Well, we configure all the static listener on 172.22.12.7 (VIP1 - Segment 12) and 172.22.12.9 (VIP2 - Segment 12). I remember that IP segment 172.22.2.xx was the initial VIP segment during the installation.

Then I just change it to the correct IP and port number.

dgmgrl> edit instance 'PRD1' set property StaticConnectIdentifier='(DESCRIPTION=(ADDRESS=(PROTOCOL=TCP)(HOST=172.22.12.7)(PORT=1523))(CONNECT_DATA=(SERVICE_NAME=PRD_DGMGRL)(INSTANCE_NAME=PRD1)(SERVER=DEDICATED)))';

dgmgrl> edit instance 'PRD2' set property StaticConnectIdentifier='(DESCRIPTION=(ADDRESS=(PROTOCOL=TCP)(HOST=172.22.12.9)(PORT=1523))(CONNECT_DATA=(SERVICE_NAME=PRD_DGMGRL)(INSTANCE_NAME=PRD2)(SERVER=DEDICATED)))';

After this changes my switchover was running smoothly without any error.
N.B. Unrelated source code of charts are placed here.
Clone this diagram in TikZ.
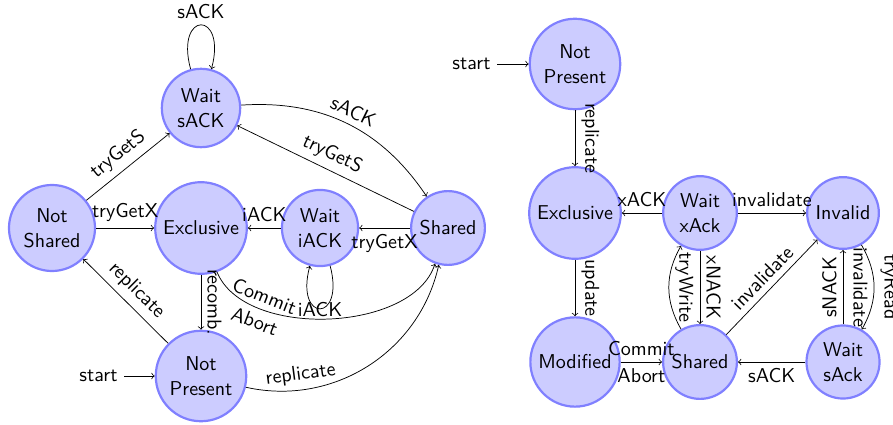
\documentclass[tikz,border=0pt]{standalone}
\usepackage{fontspec}
\usetikzlibrary{arrows}
\begin{document}
\begin{tikzpicture}[x=0.5464pt, y=-0.5464pt,
  font=\fontsize{10.95}{13.6}\selectfont\sffamily,
  fsm/.style={circle, draw=blue!50, very thick, fill=blue!20, align=center, inner sep=.3333em},
  trans/.style={->},
  vlab/.style={midway, anchor=south, rotate=-90},
  vlabin/.style={midway, anchor=north, rotate=-90},
  vlabup/.style={midway, anchor=south, rotate=90}]
\useasboundingbox (0,0) rectangle (893,425);

% ---- left automaton ----
\node[fsm] (NS) at (52,228)  {Not\\Shared};
\node[fsm] (WS) at (201,108) {Wait\\sACK};
\node[fsm] (EX) at (201,228) {Exclusive};
\node[fsm] (WI) at (320,228) {Wait\\iACK};
\node[fsm] (SH) at (448,228) {Shared};
\node[fsm] (NP) at (201,376) {Not\\Present};
\node[anchor=east] (st1) at (124,376) {start};

\draw[trans] (st1) -- (NP);
\draw[trans] (NS) -- node[sloped, above] {tryGetS} (WS);
\draw[trans] (NS) -- node[above] {tryGetX} (EX);
\draw[trans] (WS) to[loop above, looseness=7.5] node[above] {sACK} (WS);
\draw[trans] (WS) to[bend left=30] node[sloped, above] {sACK} (SH);
\draw[trans] (SH) -- node[sloped, above] {tryGetS} (WS);
\draw[trans] (WI) -- node[above] {iACK} (EX);
\draw[trans] (SH) -- node[below] {tryGetX} (WI);
\draw[trans] (WI) to[loop below, looseness=7.5, min distance=2mm]
  node[below, inner sep=1pt, yshift=4.5pt] {iACK} (WI);
\draw[trans] (EX) -- node[vlab] {recomb.} (NP);
\draw[trans] (NP) -- node[sloped, above] {replicate} (NS);
\draw[trans] (NP) to[bend right=45] node[sloped, above, pos=0.22] {replicate} (SH);
\draw[trans] (EX) to[bend right=70, looseness=0.85]
  node[sloped, above, pos=0.25] {Commit}
  node[sloped, below, pos=0.25] {Abort} (SH);

% ---- right automaton ----
\node[fsm] (NP2) at (575,64)  {Not\\Present};
\node[fsm] (EX2) at (575,213) {Exclusive};
\node[fsm] (WX)  at (700,213) {Wait\\xAck};
\node[fsm] (IN)  at (843,213) {Invalid};
\node[fsm] (MO)  at (575,362) {Modified};
\node[fsm] (SH2) at (700,362) {Shared};
\node[fsm] (WSA) at (843,362) {Wait\\sAck};
\node[anchor=east] (st2) at (497,64) {start};

\draw[trans] (st2) -- (NP2);
\draw[trans] (NP2) -- node[vlab] {replicate} (EX2);
\draw[trans] (EX2) -- node[vlab] {update} (MO);
\draw[trans] (WX) -- node[above] {xACK} (EX2);
\draw[trans] (WX) -- node[above] {invalidate} (IN);
\draw[trans] (WX) -- node[vlab] {xNACK} (SH2);
\draw[trans] (SH2) to[bend left=30] node[vlab] {tryWrite} (WX);
\draw[trans] (SH2) -- node[sloped, above] {invalidate} (IN);
\draw[trans] (WSA) -- node[vlabup] {sNACK} (IN);
\draw[trans] (IN) to[bend left=30]
  node[vlab] {tryRead}
  node[vlabin] {invalidate} (WSA);
\draw[trans] (WSA) -- node[below] {sACK} (SH2);
\draw[trans] (MO) -- node[above] {Commit} node[below] {Abort} (SH2);
\end{tikzpicture}
\end{document}
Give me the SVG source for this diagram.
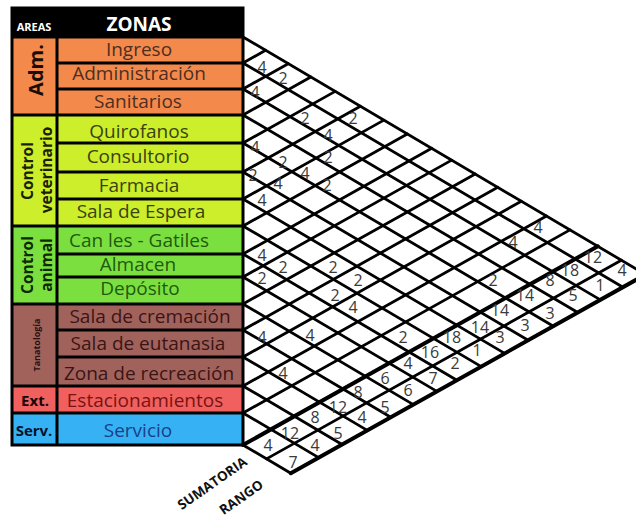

Problem solved!

Thursday, 23 June 2011

Running Catalog/Catproc.sql on Primary DB with Dataguard, will this invalid my Physical standby?

A few days back, when I checked one of my newly created DB was having many invalid objects. I checked dba_registry and giving me some of the component are invalid. After a several time running utlrp.sql still didn't help to compile all the SYS invalid objects. There are a few objects of Advanced Queuing objects that keep invalid even after manual compile. I raise an SR to oracle to check if this objects are corrupted.

Then Oracle support ask me to clean up those AQ objects and run Catalog/Catproc.sql on my Primary DB. I just wondering if this will make my physical standby DB become invalid. Since this is Pre-Production environment and many people are testing on it now, then I try to google and check in oracle support if any article about this. I give up and open a new SR about this issue. They confirmed it is fine to rerun catalog/catproc.sql in my environment, everything will be replicated to the standby site.

I tested and it run's well without any issue.Of course, in my case I need to turn off cluster parameter temporary before running it and startup the db in upgrade mode(startup upgrade). Now all my missing corrupted objects are back and no more invalid component in the dba_registry. I check my dataguard for the whole day looks good.